The Child Mind Institute highlights that there is limited research on whether certain foods can reduce ADHD symptoms. However, eating certain foods can help promote overall health and may support brain health.

This includes a diet focused on:

  • vegetables
  • fruits
  • sources of protein, such as eggs, milk, lean meat, nuts, soy, and low fat yogurt
  • healthy fats, such as fatty fish, avocado, chia seeds, flaxseed, and tofu
  • complex carbohydrates, such as beans, lentils, peas, brown rice, oatmeal, and whole grains
  • sources of vitamin B, such as leafy greens, broccoli, and chickpeas
  • sources of zinc, iron, and magnesium, such as in poultry, seafood, meat, nuts, and soy
  • omega-3 fatty acids, such as in salmon, walnuts, and edamame

Avoiding or limiting added sugars may help manage ADHD symptoms, as sugar may temporarily increase overactivity. Limiting sugar intake can also help improve overall health, support weight management, improve sleep, and reduce the risk of diabetes.

Foods to limit or avoid may include:

  • sugar and syrups
  • sweets and candy
  • sweetened breakfast cereals
  • cookies, cakes, and pastries
  • processed foods, such as snack foods and potato chips

Many ADHD diets recommend avoiding additives, food colorings, and preservatives. However, currently, there is no strong evidence to suggest eliminating food colorings has a significant effect on ADHD.

Research suggests a link between increased consumption of sweetened drinks and a 40% increase in the chance of ADHD symptoms in children over the age of 7 years, in comparison with children who drank fewer sweetened drinks.

People may want to limit or avoid drinks high in sugar, such as:

  • soda
  • fruit juices
  • energy drinks

Drinking plenty of water can help children stay well hydrated and may support brain function, according to the Food for the Brain Foundation.
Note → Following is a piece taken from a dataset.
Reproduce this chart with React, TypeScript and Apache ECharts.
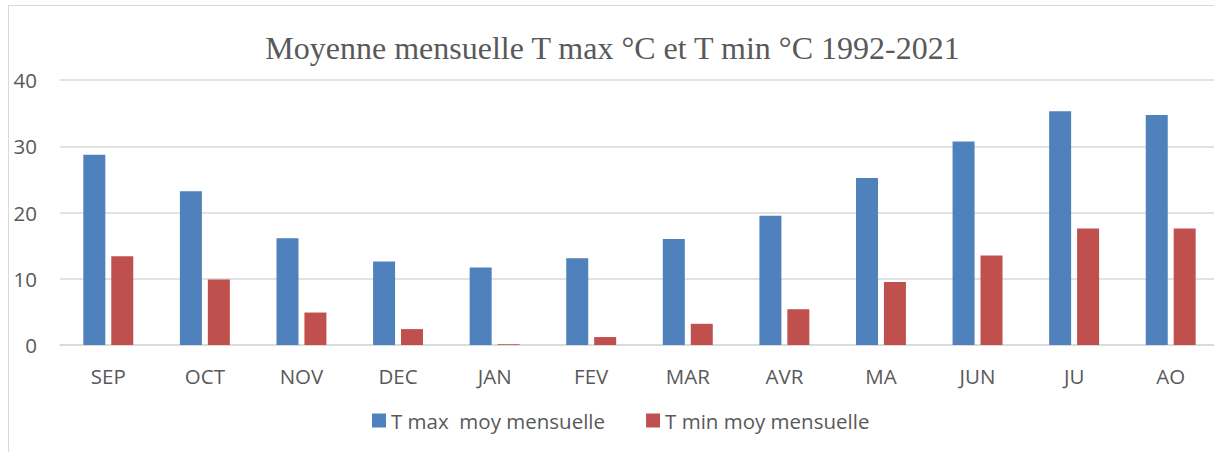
import React, { useEffect, useRef } from "react";
import * as echarts from "echarts";

const titleText = "Moyenne mensuelle T max °C et T min °C 1992-2021";
const months = ["SEP", "OCT", "NOV", "DEC", "JAN", "FEV", "MAR", "AVR", "MA", "JUN", "JU", "AO"];
const tMax = [28.7, 23.2, 16.1, 12.6, 11.7, 13.1, 16.0, 19.5, 25.2, 30.7, 35.3, 34.7];
const tMin = [13.4, 9.9, 4.9, 2.4, 0.1, 1.2, 3.2, 5.4, 9.5, 13.5, 17.6, 17.6];
const seriesNames = ["T max  moy mensuelle", "T min moy mensuelle"];
const yTicks = { min: 0, max: 40, interval: 10 };

const TEXT = "#595959";
const SANS = "'Open Sans', 'Noto Sans', sans-serif";

export default function App() {
  const ref = useRef<HTMLDivElement>(null);
  useEffect(() => {
    if (!ref.current) return;
    const chart = echarts.init(ref.current, undefined, { renderer: "svg" });
    chart.setOption({
      animation: false,
      backgroundColor: "transparent",
      title: {
        text: titleText,
        left: "center",
        top: 27,
        textStyle: {
          fontFamily: "'Liberation Serif', 'Times New Roman', serif",
          fontSize: 32,
          fontWeight: "normal",
          color: TEXT,
        },
      },
      legend: {
        left: 367,
        top: 405,
        itemWidth: 14,
        itemHeight: 14,
        itemGap: 41,
        icon: "rect",
        textStyle: { fontFamily: SANS, fontSize: 20.5, color: TEXT },
        data: seriesNames,
      },
      grid: { left: 60, right: 6, top: 80, bottom: 107 },
      xAxis: {
        type: "category",
        data: months,
        axisLine: { show: true, lineStyle: { color: "#d9d9d9", width: 1.5 } },
        axisTick: { show: false },
        axisLabel: { fontFamily: SANS, fontSize: 20.5, color: TEXT, margin: 20 },
      },
      yAxis: {
        type: "value",
        min: yTicks.min,
        max: yTicks.max,
        interval: yTicks.interval,
        axisLine: { show: false },
        axisTick: { show: false },
        splitLine: { lineStyle: { color: "#d9d9d9", width: 1.5 } },
        axisLabel: { fontFamily: SANS, fontSize: 20.5, color: TEXT, margin: 23 },
      },
      series: [
        {
          name: seriesNames[0],
          type: "bar",
          data: tMax,
          barWidth: 22,
          barGap: "27%",
          itemStyle: { color: "#4F81BD" },
        },
        {
          name: seriesNames[1],
          type: "bar",
          data: tMin,
          barWidth: 22,
          barGap: "27%",
          itemStyle: { color: "#C0504D" },
        },
      ],
    });
    return () => chart.dispose();
  }, []);

  return (
    <div style={{ position: "absolute", left: 0, top: 0, width: 1214, height: 452, overflow: "hidden", background: "#fff" }}>
      <div
        style={{
          position: "absolute",
          left: 8,
          top: 5,
          width: 1209,
          height: 470,
          border: "1.5px solid #d9d9d9",
          boxSizing: "border-box",
        }}
      />
      <div ref={ref} style={{ position: "absolute", left: 0, top: 0, width: 1225, height: 452 }} />
    </div>
  );
}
Adding lemon, lime, or berries may help add flavor.

Additionally, caffeine may increase overactivity in some children, so it may be best to limit or avoid products containing it.

Generally, dietary recommendations are similar for adults with ADHD as children with the condition.

Adults may want to limit caffeine consumption if it causes side effects, such as anxiety, insomnia, or irritability. The risk of caffeine side effects may increase with the use of stimulant medications.

There are no set guidelines for an ADHD diet, but eating a diet that helps support overall health may also have benefits for the condition.

There may be risks or interactions with supplements or herbal remedies and ADHD medications. People can work alongside a healthcare professional to discuss any dietary changes and avoid these risks.